IOM Conducts Smuggling of Migrants Training for Georgian Law Enforcement Bodies in Akhlatsikhe

5 – 7 June 2017                       

Under the EU-funded More for More project IOM delivered training this week IOM delivered training in Tbilisi to Border Police, Patrol Police and Central Criminal Police officers in Akhaltsikhe.  The location of the training was specifically chosen as many of the irregular border crossings from Georgia into Turkey (and to a lesser extent in the opposite direction) take place in the Samtskhe-Javakheti region.  The training course included the Georgian laws on smuggling of migrants, the indicators for effectively identifying smuggled migrants and smugglers as well as taking account of the broader regional context and international situation.  The group of 20 officers also participated in practical exercises that highlighted the necessity for cross-border information sharing and the role of intelligence-led policing in crime prevention.
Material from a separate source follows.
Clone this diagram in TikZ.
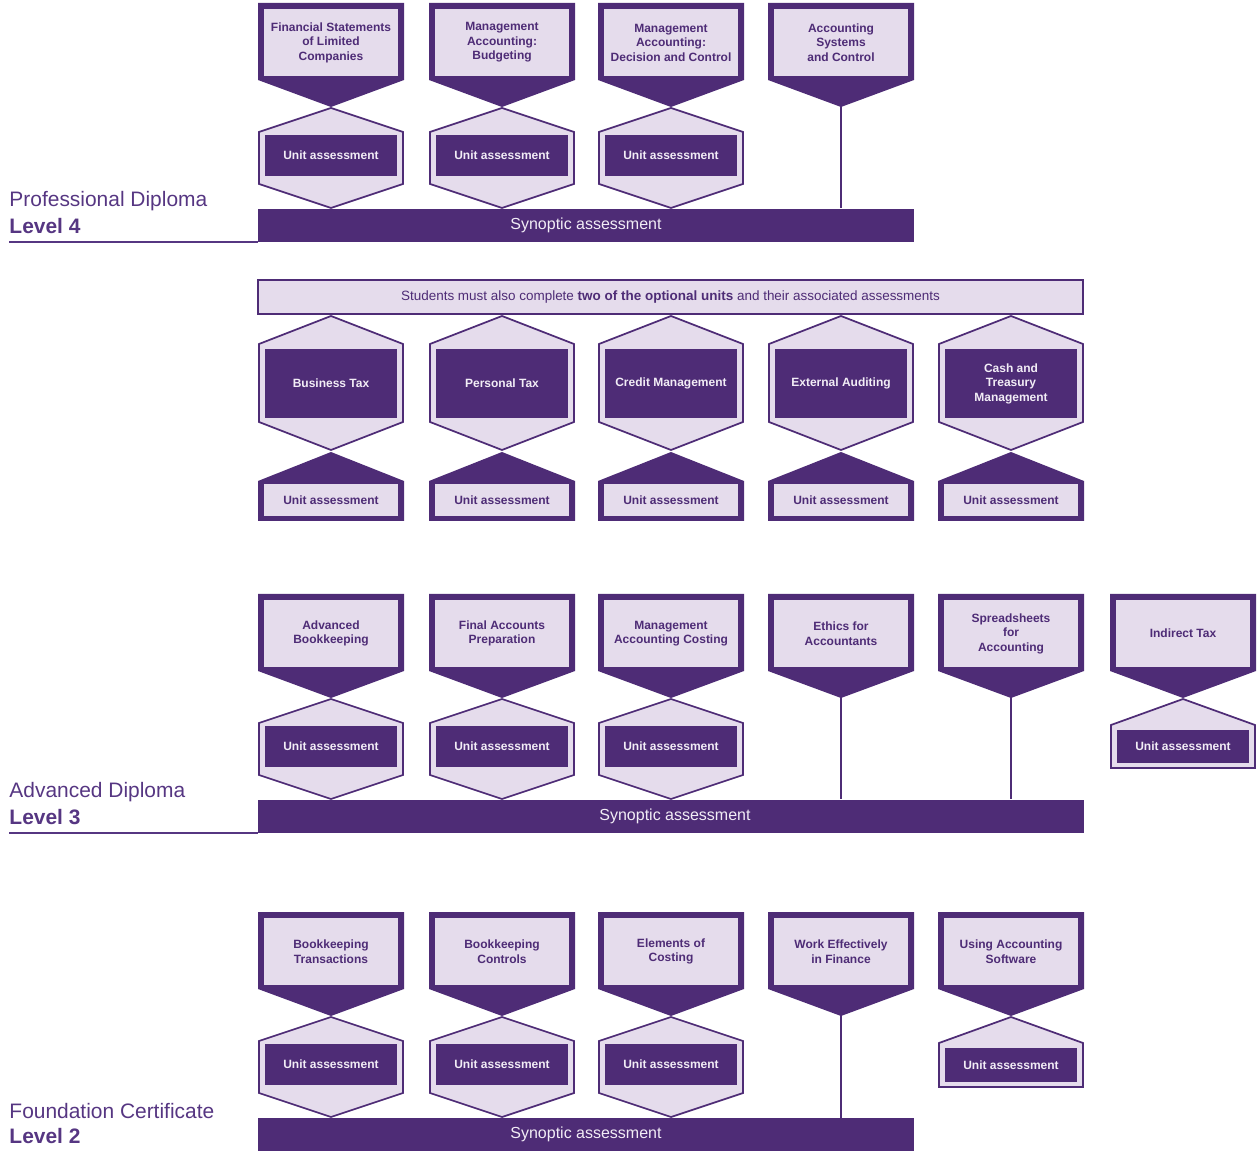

The volume of smuggling of migrants across the border from Georgia to Turkey has certainly diminished from its peak in the fourth quarter of 2015 but it remains clear that Georgia is a transit target for organized criminals, who channel migrants from origin countries in Asia and Africa to Turkey. Georgia’s relaxed admission policies remain a facilitating factor and additionally organized smugglers are aware that law enforcement capacities in Georgia are often not sufficient to get to grips with the international networks behind international smuggling operations.  It remains the case in Georgia that successful prosecutions of migrants for illegal crossing of the state border massively outnumber successful prosecutions of organized migrant smugglers.  IOM will continue to press for a change in emphasis such that organized criminals are the main focus for law enforcement rather than the often desperate and vulnerable migrants.